Data excerpt
* begin *

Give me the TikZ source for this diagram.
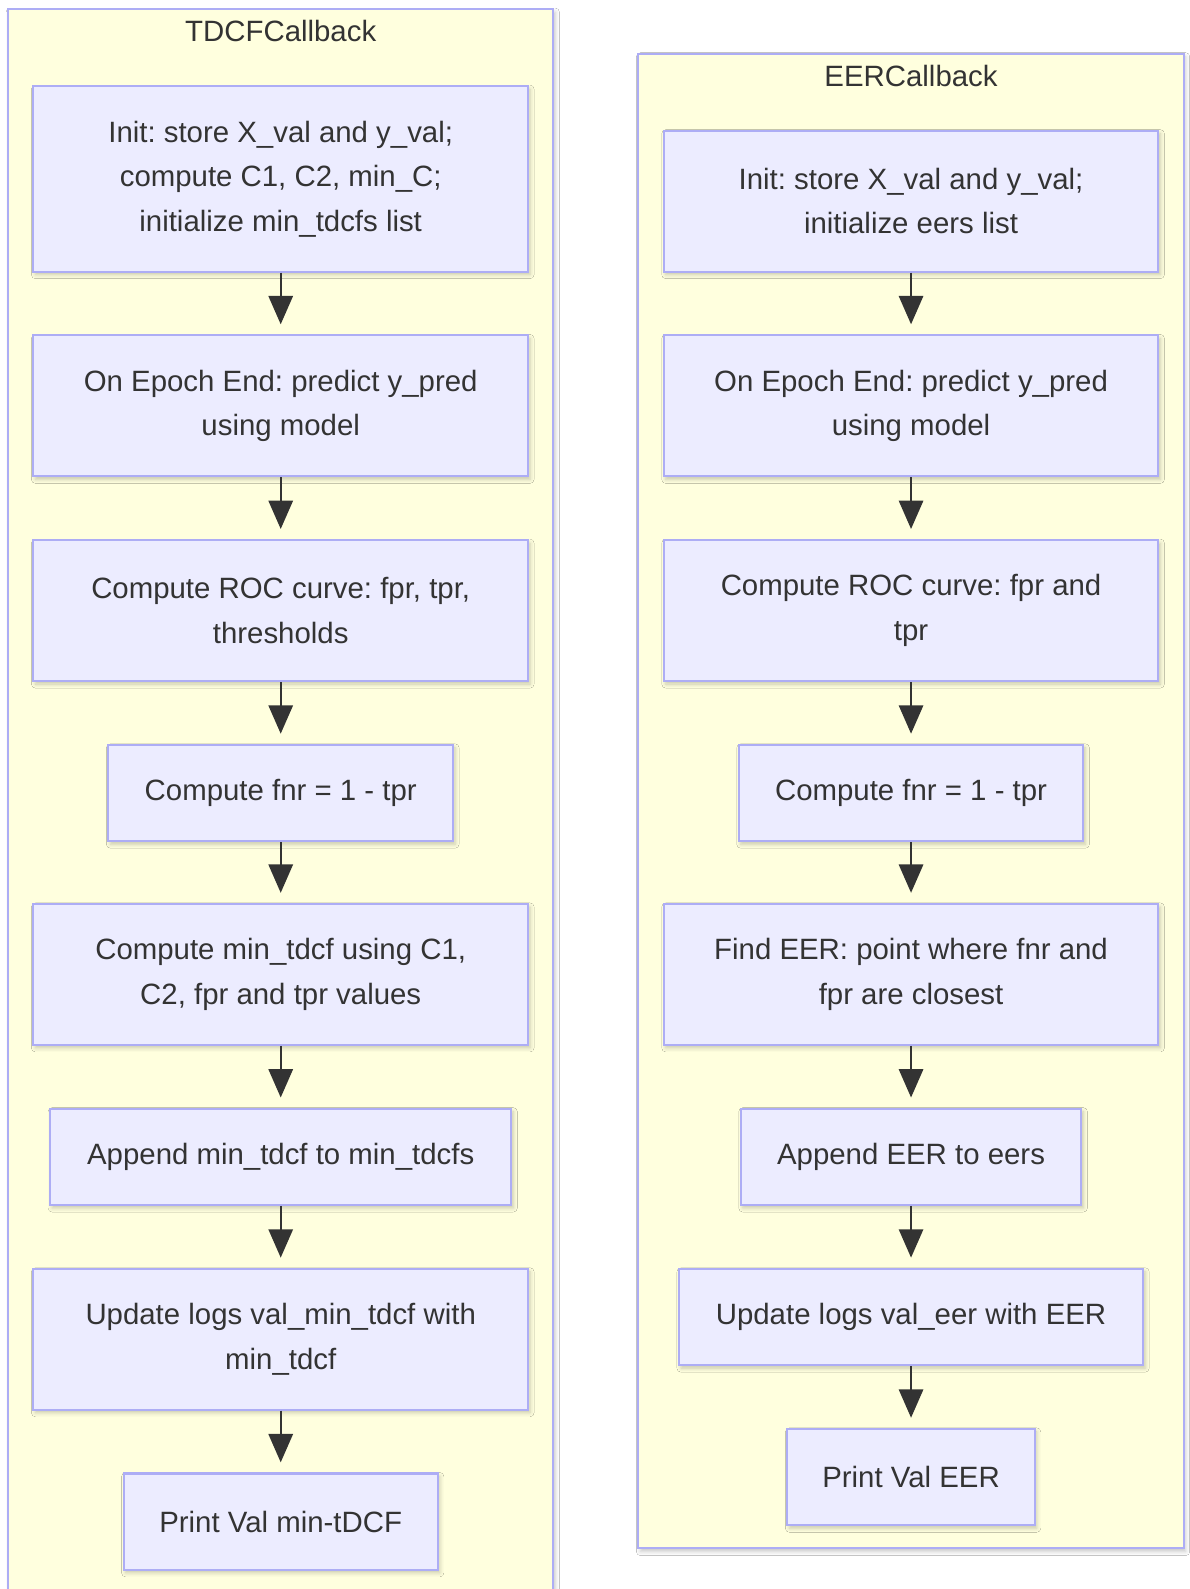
\documentclass[tikz,border=0pt]{standalone}
\usepackage{fontspec}
\setmainfont{Liberation Sans}
\usetikzlibrary{arrows.meta,shadows.blur}
\frenchspacing

\definecolor{clusterfill}{HTML}{FFFFDE}
\definecolor{edgeblue}{HTML}{ADADF5}
\definecolor{boxfill}{HTML}{ECECFF}
\definecolor{ink}{HTML}{333333}

\tikzset{
  softshadow/.style={blur shadow={shadow xshift=2pt, shadow yshift=-3pt,
      shadow blur radius=4pt, shadow opacity=22}},
  cluster/.style={draw=edgeblue, fill=clusterfill, line width=2pt, softshadow},
  stepbox/.style={draw=edgeblue, fill=boxfill, line width=2pt, align=center,
      inner sep=0pt, text=ink, font=\fontsize{29}{44}\selectfont, softshadow},
  title/.style={text=ink, font=\fontsize{29}{44}\selectfont, inner sep=0pt},
  flow/.style={draw=ink, line width=2pt, shorten >=10pt,
      -{Triangle[length=28pt,width=24pt]}},
}

\begin{document}
\begin{tikzpicture}[x=1pt,y=-1pt]
\useasboundingbox (0,0) rectangle (1174,1568);
\fill[white] (0,0) rectangle (1174,1568);

% the two callback groups
\draw[cluster] (8,9) rectangle (546,1620);
\draw[cluster] (630,53) rectangle (1168,1528);
\node[title] (ttdcf) at (277,31) {TDCFCallback};
\node[title] (teer) at (899,75) {EERCallback};

% TDCF callback steps
\node[stepbox, minimum width=488pt, minimum height=183pt] (l1) at (277,176.5)
  {Init: store X\_val and y\_val;\\compute C1, C2, min\_C;\\initialize min\_tdcfs list};
\node[stepbox, minimum width=488pt, minimum height=139pt] (l2) at (277,400.5)
  {On Epoch End: predict y\_pred\\using model};
\node[stepbox, minimum width=488pt, minimum height=139pt] (l3) at (277,602.5)
  {Compute ROC curve: fpr, tpr,\\thresholds};
\node[stepbox, minimum width=340pt, minimum height=95pt] (l4) at (277,782.5)
  {Compute fnr = 1 - tpr};
\node[stepbox, minimum width=488pt, minimum height=139pt] (l5) at (277,961.5)
  {Compute min\_tdcf using C1,\\C2, fpr and tpr values};
\node[stepbox, minimum width=455pt, minimum height=95pt] (l6) at (277,1141.5)
  {Append min\_tdcf to min\_tdcfs};
\node[stepbox, minimum width=488pt, minimum height=139pt] (l7) at (277,1321.5)
  {Update logs val\_min\_tdcf with\\min\_tdcf};
\node[stepbox, minimum width=310pt, minimum height=95pt] (l8) at (277,1501.5)
  {Print Val min-tDCF};

% EER callback steps
\node[stepbox, minimum width=488pt, minimum height=139pt] (r1) at (899,198.5)
  {Init: store X\_val and y\_val;\\initialize eers list};
\node[stepbox, minimum width=488pt, minimum height=139pt] (r2) at (899,400.5)
  {On Epoch End: predict y\_pred\\using model};
\node[stepbox, minimum width=488pt, minimum height=139pt] (r3) at (899,602.5)
  {Compute ROC curve: fpr and\\tpr};
\node[stepbox, minimum width=340pt, minimum height=95pt] (r4) at (899,782.5)
  {Compute fnr = 1 - tpr};
\node[stepbox, minimum width=488pt, minimum height=139pt] (r5) at (899,961.5)
  {Find EER: point where fnr and\\fpr are closest};
\node[stepbox, minimum width=336pt, minimum height=95pt] (r6) at (899,1141.5)
  {Append EER to eers};
\node[stepbox, minimum width=458pt, minimum height=95pt] (r7) at (899,1299.5)
  {Update logs val\_eer with EER};
\node[stepbox, minimum width=244pt, minimum height=95pt] (r8) at (899,1457.5)
  {Print Val EER};

% connectors
\foreach \a/\b in {l1/l2,l2/l3,l3/l4,l4/l5,l5/l6,l6/l7,l7/l8,
                   r1/r2,r2/r3,r3/r4,r4/r5,r5/r6,r6/r7,r7/r8}
  \draw[flow] (\a.south) -- (\b.north);
\end{tikzpicture}
\end{document}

* end *

Written problem
All the lines above are to be reproduced exactly, except the pictures.

Solved exercise
Give me the TikZ source for this diagram.
\documentclass[tikz,border=0pt]{standalone}
\usepackage{fontspec}
\setmainfont{Liberation Sans}
\usetikzlibrary{arrows.meta,shadows.blur}
\frenchspacing

\definecolor{clusterfill}{HTML}{FFFFDE}
\definecolor{edgeblue}{HTML}{ADADF5}
\definecolor{boxfill}{HTML}{ECECFF}
\definecolor{ink}{HTML}{333333}

\tikzset{
  softshadow/.style={blur shadow={shadow xshift=2pt, shadow yshift=-3pt,
      shadow blur radius=4pt, shadow opacity=22}},
  cluster/.style={draw=edgeblue, fill=clusterfill, line width=2pt, softshadow},
  stepbox/.style={draw=edgeblue, fill=boxfill, line width=2pt, align=center,
      inner sep=0pt, text=ink, font=\fontsize{29}{44}\selectfont, softshadow},
  title/.style={text=ink, font=\fontsize{29}{44}\selectfont, inner sep=0pt},
  flow/.style={draw=ink, line width=2pt, shorten >=10pt,
      -{Triangle[length=28pt,width=24pt]}},
}

\begin{document}
\begin{tikzpicture}[x=1pt,y=-1pt]
\useasboundingbox (0,0) rectangle (1174,1568);
\fill[white] (0,0) rectangle (1174,1568);

% the two callback groups
\draw[cluster] (8,9) rectangle (546,1620);
\draw[cluster] (630,53) rectangle (1168,1528);
\node[title] (ttdcf) at (277,31) {TDCFCallback};
\node[title] (teer) at (899,75) {EERCallback};

% TDCF callback steps
\node[stepbox, minimum width=488pt, minimum height=183pt] (l1) at (277,176.5)
  {Init: store X\_val and y\_val;\\compute C1, C2, min\_C;\\initialize min\_tdcfs list};
\node[stepbox, minimum width=488pt, minimum height=139pt] (l2) at (277,400.5)
  {On Epoch End: predict y\_pred\\using model};
\node[stepbox, minimum width=488pt, minimum height=139pt] (l3) at (277,602.5)
  {Compute ROC curve: fpr, tpr,\\thresholds};
\node[stepbox, minimum width=340pt, minimum height=95pt] (l4) at (277,782.5)
  {Compute fnr = 1 - tpr};
\node[stepbox, minimum width=488pt, minimum height=139pt] (l5) at (277,961.5)
  {Compute min\_tdcf using C1,\\C2, fpr and tpr values};
\node[stepbox, minimum width=455pt, minimum height=95pt] (l6) at (277,1141.5)
  {Append min\_tdcf to min\_tdcfs};
\node[stepbox, minimum width=488pt, minimum height=139pt] (l7) at (277,1321.5)
  {Update logs val\_min\_tdcf with\\min\_tdcf};
\node[stepbox, minimum width=310pt, minimum height=95pt] (l8) at (277,1501.5)
  {Print Val min-tDCF};

% EER callback steps
\node[stepbox, minimum width=488pt, minimum height=139pt] (r1) at (899,198.5)
  {Init: store X\_val and y\_val;\\initialize eers list};
\node[stepbox, minimum width=488pt, minimum height=139pt] (r2) at (899,400.5)
  {On Epoch End: predict y\_pred\\using model};
\node[stepbox, minimum width=488pt, minimum height=139pt] (r3) at (899,602.5)
  {Compute ROC curve: fpr and\\tpr};
\node[stepbox, minimum width=340pt, minimum height=95pt] (r4) at (899,782.5)
  {Compute fnr = 1 - tpr};
\node[stepbox, minimum width=488pt, minimum height=139pt] (r5) at (899,961.5)
  {Find EER: point where fnr and\\fpr are closest};
\node[stepbox, minimum width=336pt, minimum height=95pt] (r6) at (899,1141.5)
  {Append EER to eers};
\node[stepbox, minimum width=458pt, minimum height=95pt] (r7) at (899,1299.5)
  {Update logs val\_eer with EER};
\node[stepbox, minimum width=244pt, minimum height=95pt] (r8) at (899,1457.5)
  {Print Val EER};

% connectors
\foreach \a/\b in {l1/l2,l2/l3,l3/l4,l4/l5,l5/l6,l6/l7,l7/l8,
                   r1/r2,r2/r3,r3/r4,r4/r5,r5/r6,r6/r7,r7/r8}
  \draw[flow] (\a.south) -- (\b.north);
\end{tikzpicture}
\end{document}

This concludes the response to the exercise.